After a brief call to repentance, Hosea returns to warning the people against their continued sin. He is addressing Ephraim and Judah, but Ephraim should be viewed as representative of all of Israel.

If ever anybody sounded frustrated, it must be God in these verses! This is God’s heart cry to His people; His religious people. He just doesn’t know what to do to them! The people were clueless and God is expressing His frustration with them. Here is God, on then horns of a dilemma: He wants to save, not judge, but He must judge. When people continually turn from Him, no matter how much He wants to save them, He must judge them.

The people of Israel, and to a much lesser degree, the people of Judah, were a very religious people, but they had no personal knowledge of God. This shows you the value of religion. From Dr. McGee’s book on Hosea, he quotes a letter to the editor:

In today’s society, religion has outlasted its usefulness. Man at long last has outgrown the need for this opiate. No longer does he have to explain the unknown with folktales and the worship of a superior being. In a complex society such as ours, religion can only mute and cloud the mind. Religion blurs and distorts important details and information, interferes with important decisions, and promotes bigotry and injustice. Now is the time for humanity to discard this mental blindfold.

In our modern society, it’s time, perhaps past time, for religion to be done away with and a mass return to Jesus Christ begun.
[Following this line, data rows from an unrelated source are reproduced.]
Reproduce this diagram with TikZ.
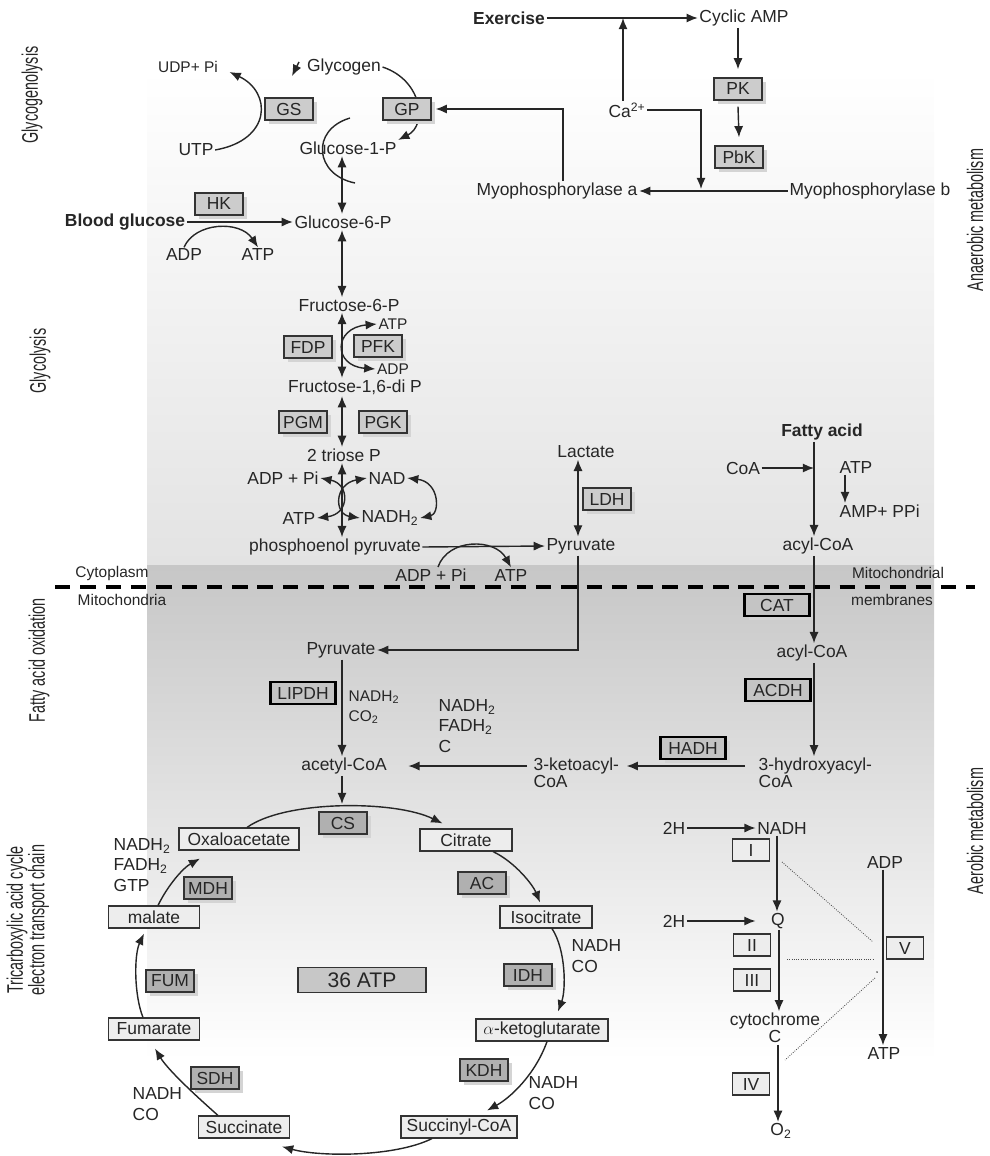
\documentclass[tikz,border=0pt]{standalone}
\usepackage{fontspec}
\setmainfont{Liberation Sans}
\usepackage{graphicx}
\usetikzlibrary{arrows.meta,positioning,shadows,calc}
\newcommand{\fmain}{\fontsize{12.4}{14.5}\selectfont}
\newcommand{\fsmall}{\fontsize{11}{14}\selectfont}
\newcommand{\fside}{\fontsize{16}{12}\selectfont}
\newcommand{\narrow}[1]{\scalebox{0.64}[1]{#1}}
\colorlet{ink}{black!85}

\begin{document}
\begin{tikzpicture}[x=0.025cm,y=-0.025cm,
  lbl/.style={inner sep=1pt,font=\fmain,text=ink},
  sml/.style={inner sep=1pt,font=\fsmall,text=ink},
  bld/.style={inner sep=1pt,font=\fmain\bfseries,text=ink},
  side/.style={rotate=90,inner sep=0pt,font=\fside,text=ink},
  enz/.style={draw=black!80,line width=0.9pt,fill=black!20,minimum width=1.2cm,minimum height=0.55cm,inner sep=1pt,font=\fmain,text=ink,
    general shadow={fill=black!17,shadow xshift=3pt,shadow yshift=-3pt}},
  enzm/.style={enz,fill=black!31},
  enzk/.style={enz,draw=black,line width=2pt,fill=black!23,minimum width=1.62cm},
  met/.style={draw=black!80,line width=0.8pt,fill=black!7,minimum height=0.55cm,inner sep=1pt,font=\fmain,text=ink},
  cplx/.style={met,minimum width=0.92cm},
  arr/.style={-{Latex[length=8pt,width=6.5pt]},line width=1pt,draw=ink},
  dbl/.style={{Latex[length=8pt,width=6.5pt]}-{Latex[length=8pt,width=6.5pt]},line width=1pt,draw=ink},
  dots/.style={densely dotted,line width=0.6pt,draw=black!70}]
  \useasboundingbox (0,0) rectangle (989,1156);
  % Background bands
  \shade[top color=white,bottom color=black!11] (147,70) rectangle (934,565);
  \shade[top color=black!22,bottom color=white] (147,565) rectangle (934,1060);
  \coordinate (dl) at (55,587); \coordinate (dr) at (975,587);
  \draw[line width=3pt,dash pattern=on 11pt off 7pt] (dl) -- (dr);
  % Side labels
  \node[side] (sgg) at (32,95) {\narrow{Glycogenolysis}};
  \node[side] (sgl) at (40,361) {\narrow{Glycolysis}};
  \node[side] (sfa) at (39,660) {\narrow{Fatty acid oxidation}};
  \node[side] (stc) at (28,920) {\narrow{\begin{tabular}{@{}c@{}}Tricarboxylic acid cycle\\electron transport chain\end{tabular}}};
  \node[side] (san) at (975,220) {\narrow{Anaerobic metabolism}};
  \node[side] (sae) at (975,831) {\narrow{Aerobic metabolism}};
  \node[sml] (cyto) at (112,573) {Cytoplasm};
  \node[sml] (mito) at (122,600) {Mitochondria};
  \node[sml] (mmb1) at (898,573) {Mitochondrial};
  \node[sml] (mmb2) at (892,600) {membranes};
  % Glycogen
  \node[sml] (udp) at (188,67) {UDP+ Pi};
  \node[lbl] (glycogen) at (344,67) {Glycogen};
  \node[lbl] (utp) at (196,150) {UTP};
  \node[lbl] (g1p) at (348,148) {Glucose-1-P};
  \draw[arr] (glycogen.east) .. controls (422,80) and (428,125) .. (g1p.north east);
  \node[enz] (gs) at (289,109) {GS};
  \node[enz] (gp) at (407,109) {GP};
  \node[enz] (hk) at (219,204) {HK};
  \node[bld] (bg) at (125,222) {Blood glucose};
  \node[lbl] (g6p) at (343,222) {Glucose-6-P};
  \node[lbl] (adp1) at (184,255) {ADP};
  \node[lbl] (atp1) at (258,255) {ATP};
  \coordinate (gsa) at (350,118); \coordinate (gsb) at (355,183);
  \draw[line width=1pt,ink] (gsa) .. controls (310,130) and (315,175) .. (gsb);
  \coordinate (gla) at (299,62); \coordinate (glb) at (292,76);
  \draw[arr] (gla) -- (glb);
  \draw[arr] (utp.east) .. controls (272,140) and (272,92) .. ($(udp.east)+(10,5)$);
  \draw[arr] (bg.east) -- (g6p.west);
  \draw[arr] (adp1.north) .. controls (195,222) and (240,220) .. (atp1.north);
  % Exercise
  \node[bld] (ex) at (509,18) {Exercise};
  \node[lbl] (camp) at (744,18) {Cyclic AMP};
  \node[lbl] (ca) at (627,110) {Ca\textsuperscript{2+}};
  \node[enz] (pk) at (738,89) {PK};
  \node[enz] (pbk) at (739,157) {PbK};
  \node[lbl] (mpa) at (557,191) {Myophosphorylase a};
  \node[lbl] (mpb) at (870,191) {Myophosphorylase b};
  \draw[arr] (ex.east) -- (camp.west);
  \coordinate (cax) at (623,0);
  \draw[arr] (ca.north -| cax) -- (ex.east -| cax);
  \coordinate (cad) at (701,189);
  \draw[arr] (ca.east) -| (cad);
  \draw[arr] (camp.south -| pk) -- ($(pk.north)+(0,-8)$);
  \draw[arr] ($(pk.south)+(0,6)$) -- ($(pbk.north)+(0,-8)$);
  \draw[arr] (mpb.west) -- (mpa.east);
  \coordinate (mpx) at (563,0);
  \draw[arr] (mpa.north -| mpx) |- ($(gp.east)+(4,0)$);
  % Glycolysis
  \node[lbl] (f6p) at (349,305) {Fructose-6-P};
  \node[sml] (atp2) at (393,324) {ATP};
  \node[enz] (fdp) at (308,347) {FDP};
  \node[enz] (pfk) at (378,346) {PFK};
  \node[sml] (adp2) at (393,369) {ADP};
  \node[lbl] (f16p) at (355,387) {Fructose-1,6-di P};
  \node[enz] (pgm) at (303,422) {PGM};
  \node[enz] (pgk) at (383,422) {PGK};
  \node[lbl] (tri) at (344,455) {2 triose P};
  \node[lbl] (adppi) at (283,478) {ADP + Pi};
  \node[lbl] (nad) at (387,478) {NAD};
  \node[lbl] (atp3) at (299,518) {ATP};
  \node[lbl] (nadh) at (390,518) {NADH\textsubscript{2}};
  \node[lbl] (pep) at (335,547) {phosphoenol pyruvate};
  \node[lbl] (adppi2) at (431,575) {ADP + Pi};
  \node[lbl] (atp4) at (511,575) {ATP};
  \node[lbl] (pyr) at (581,546) {Pyruvate};
  \node[lbl] (lac) at (586,452) {Lactate};
  \node[enz] (ldh) at (607,499) {LDH};
  \coordinate (ax) at (342,0);
  \draw[dbl] (g1p.south -| ax) -- (g6p.north -| ax);
  \draw[dbl] (g6p.south -| ax) -- (f6p.north -| ax);
  \draw[dbl] (f6p.south -| ax) -- (f16p.north -| ax);
  \draw[dbl] (f16p.south -| ax) -- (tri.north -| ax);
  \draw[dbl] (tri.south -| ax) -- (pep.north -| ax);
  \draw[dbl] (atp2.west) .. controls (333,328) and (333,366) .. (adp2.west);
  \draw[dbl] (adppi.east) .. controls (350,484) and (350,514) .. (atp3.east);
  \draw[dbl] (nad.west) .. controls (334,484) and (334,514) .. (nadh.west);
  \draw[dbl] (nad.east) .. controls (440,482) and (440,514) .. (nadh.east);
  \draw[arr] (pep.east) -- (pyr.west);
  \draw[arr] ($(adppi2.north)+(7,0)$) .. controls (448,538) and (495,538) .. (atp4.north);
  \coordinate (pyx) at (578,0);
  \draw[dbl] (lac.south -| pyx) -- (pyr.north -| pyx);
  % Fatty acid
  \node[bld] (fa) at (822,432) {Fatty acid};
  \node[lbl] (coa) at (743,468) {CoA};
  \node[lbl,anchor=west] (atp5) at (838,467) {ATP};
  \node[lbl,anchor=west] (amp) at (838,511) {AMP+ PPi};
  \node[lbl] (acyl) at (818,546) {acyl-CoA};
  \node[enzk] (cat) at (777,605) {CAT};
  \node[lbl] (acylm) at (812,653) {acyl-CoA};
  \node[enzk] (acdh) at (778,690) {ACDH};
  \node[lbl,anchor=west,align=left,font=\fontsize{12.4}{10}\selectfont] (hyd) at (757,773) {3-hydroxyacyl-\\CoA};
  \node[enzk] (hadh) at (693,748) {HADH};
  \node[lbl,anchor=west,align=left,font=\fontsize{12.4}{10}\selectfont] (keto) at (532,773) {3-ketoacyl-\\CoA};
  \coordinate (fax) at (814,0);
  \draw[arr] (fa.south -| fax) -- (acyl.north -| fax);
  \draw[arr] (coa.east) -- (coa.east -| fax);
  \coordinate (ampx) at (845,0);
  \draw[arr] (atp5.south -| ampx) -- (amp.north -| ampx);
  \draw[arr] (acyl.south -| fax) -- (acylm.north -| fax);
  \draw[arr] (acylm.south -| fax) -- (hyd.north -| fax);
  % Pyruvate oxidation
  \node[lbl] (pyrm) at (341,650) {Pyruvate};
  \node[enzk] (lipdh) at (303,693) {LIPDH};
  \node[sml,anchor=west,align=left] (red1) at (347,707) {NADH\textsubscript{2}\\CO\textsubscript{2}};
  \node[lbl,anchor=west,align=left] (red2) at (437,726) {NADH\textsubscript{2}\\FADH\textsubscript{2}\\C};
  \node[lbl] (acetyl) at (344,766) {acetyl-CoA};
  \draw[arr] (pyr.south -| pyx) |- (pyrm.east);
  \draw[arr] (pyrm.south -| ax) -- (acetyl.north -| ax);
  \coordinate (hky) at (0,766);
  \draw[arr] ($(hyd.west |- hky)+(-12,0)$) -- ($(keto.east |- hky)+(6,0)$);
  \draw[arr] ($(keto.west |- hky)+(-5,0)$) -- ($(acetyl.east)+(20,0)$);
  \coordinate (cstop) at (342,804);
  \draw[arr] (acetyl.south -| ax) -- (cstop);
  % TCA cycle
  \node[met,minimum width=3cm] (oaa) at (239,839) {Oxaloacetate};
  \node[enzm] (cs) at (343,823) {CS};
  \node[met,minimum width=2.3cm] (cit) at (466,840) {Citrate};
  \node[enzm] (ac) at (482,883) {AC};
  \node[met,minimum width=2.3cm] (iso) at (546,917) {Isocitrate};
  \node[lbl,anchor=west,align=left] (red3) at (570,956) {NADH\\CO};
  \node[enzm] (idh) at (528,975) {IDH};
  \node[met,minimum width=3.3cm] (akg) at (542,1030) {$\alpha$-ketoglutarate};
  \node[enzm] (kdh) at (484,1070) {KDH};
  \node[lbl,anchor=west,align=left] (red4) at (527,1093) {NADH\\CO};
  \node[met,minimum width=2.9cm] (scoa) at (459,1127) {Succinyl-CoA};
  \node[met,minimum width=2.28cm] (succ) at (244,1127) {Succinate};
  \node[enzm] (sdh) at (215,1078) {SDH};
  \node[lbl,anchor=west,align=left] (red5) at (131,1104) {NADH\\CO};
  \node[met,minimum width=2.28cm] (fum) at (154,1029) {Fumarate};
  \node[enzm] (fumase) at (170,981) {FUM};
  \node[met,minimum width=2.28cm] (mal) at (154,917) {malate};
  \node[enzm] (mdh) at (208,888) {MDH};
  \node[lbl,anchor=west,align=left] (red6) at (112,865) {NADH\textsubscript{2}\\FADH\textsubscript{2}\\GTP};
  \node[draw=black!80,line width=0.9pt,fill=black!22,minimum width=3.2cm,minimum height=0.58cm,font=\fontsize{15}{17}\selectfont,text=ink] (atp36) at (362,980) {36 ATP};
  \draw[arr] ($(oaa.north)+(8,0)$) .. controls (285,800) and (395,800) .. ($(cit.north west)+(23,-5)$);
  \draw[arr] ($(cit.south)+(27,0)$) .. controls (515,862) and (533,885) .. ($(iso.north)+(-6,-3)$);
  \draw[arr] ($(iso.south)+(6,0)$) .. controls (566,950) and (566,990) .. ($(akg.north)+(16,-7)$);
  \draw[arr] ($(akg.south)+(5,0)$) .. controls (535,1075) and (510,1098) .. ($(scoa.north)+(28,-5)$);
  \draw[arr] ($(scoa.south)+(-27,0)$) .. controls (395,1157) and (320,1157) .. ($(succ.south)+(38,8)$);
  \draw[arr] ($(succ.north)+(-26,0)$) .. controls (195,1095) and (168,1070) .. ($(fum.south)+(1,8)$);
  \draw[arr] ($(fum.north)+(-11,0)$) .. controls (134,995) and (134,955) .. ($(mal.south)+(-10,5)$);
  \draw[arr] ($(mal.north)+(4,0)$) .. controls (168,885) and (183,868) .. ($(oaa.south)+(-39,8)$);
  % Electron transport chain
  \node[lbl] (h2a) at (674,828) {2H};
  \node[lbl] (nadhe) at (782,828) {NADH};
  \node[cplx] (c1) at (751,850) {I};
  \node[lbl] (h2b) at (674,921) {2H};
  \node[lbl] (q) at (778,921) {Q};
  \node[cplx] (c2) at (752,945) {II};
  \node[cplx] (c3) at (752,980) {III};
  \node[lbl,align=center,font=\fontsize{12.4}{10}\selectfont] (cyt) at (775,1028) {cytochrome\\C};
  \node[cplx] (c4) at (751,1084) {IV};
  \node[lbl] (o2) at (781,1131) {O\textsubscript{2}};
  \node[lbl] (adpe) at (885,862) {ADP};
  \node[cplx] (c5) at (905,948) {V};
  \node[lbl] (atpe) at (884,1053) {ATP};
  \draw[arr] (h2a.east) -- (nadhe.west);
  \coordinate (ex1) at (777,0);
  \draw[arr] (nadhe.south -| ex1) -- (q.north -| ex1);
  \draw[arr] (h2b.east) -- ($(q.west)+(-14,0)$);
  \coordinate (ex2) at (779,0);
  \draw[arr] (q.south -| ex2) -- (cyt.north -| ex2);
  \coordinate (ex3) at (778,0);
  \draw[arr] (cyt.south -| ex3) -- (o2.north -| ex3);
  \coordinate (ex4) at (883,0);
  \draw[arr] (adpe.south -| ex4) -- (atpe.north -| ex4);
  % Coupling to ATP synthase
  \coordinate (da1) at (782,862); \coordinate (da2) at (873,942);
  \coordinate (db1) at (787,959); \coordinate (db2) at (874,959);
  \coordinate (dc1) at (875,978); \coordinate (dc2) at (785,1060);
  \coordinate (dd) at (877,972);
  \draw[dots] (da1) -- (da2);
  \draw[dots] (db1) -- (db2);
  \draw[dots] (dc1) -- (dc2);
  \fill[black!70] (dd) circle (0.7pt);
\end{tikzpicture}
\end{document}
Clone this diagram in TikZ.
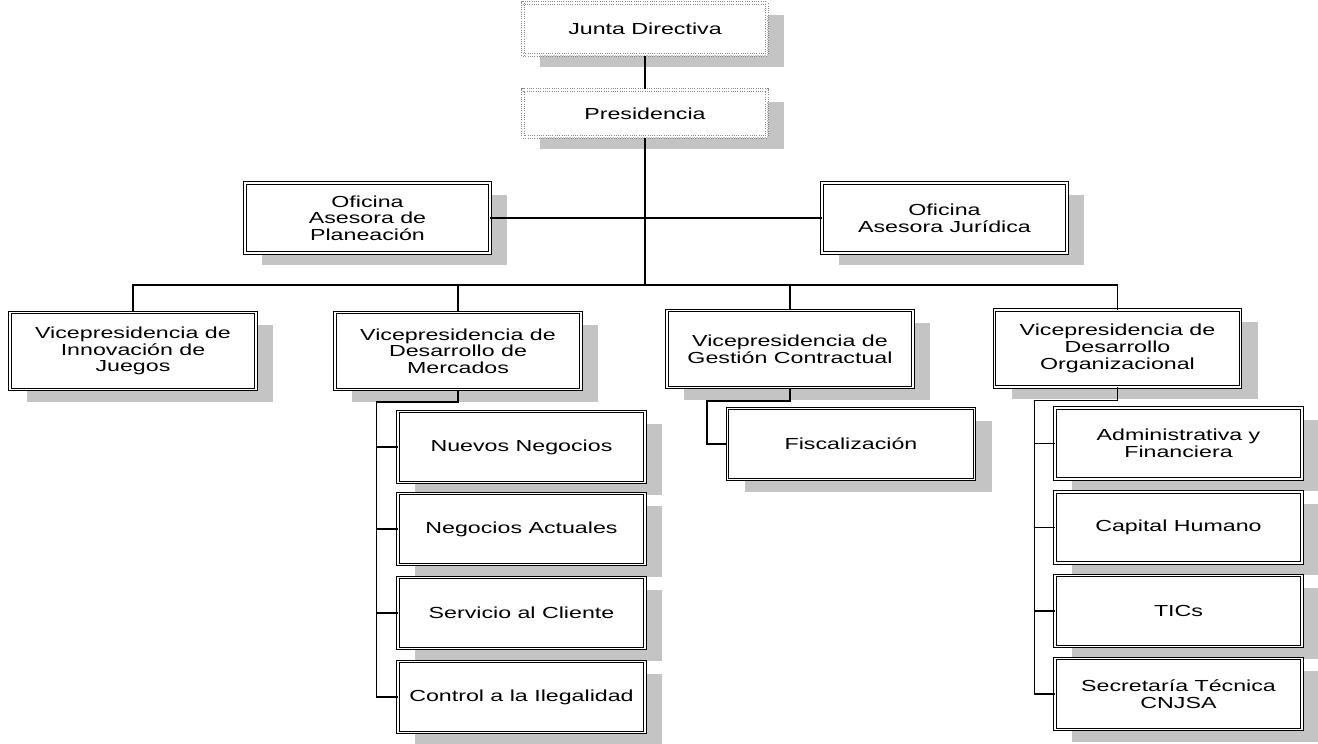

Religion never does anybody any good, but Jesus Christ alone can save. He can save an individual, a church, a community, and a nation. God condemned the ancient Hebrews on account of their convenient religion, which was a perverse caricature of what God really wanted. That’s why the Lord told His people, and He is telling us today:

I desire mercy, not sacrifice, and acknowledgment of God rather than burn offerings.

God wants you to live right, and to stop being religious.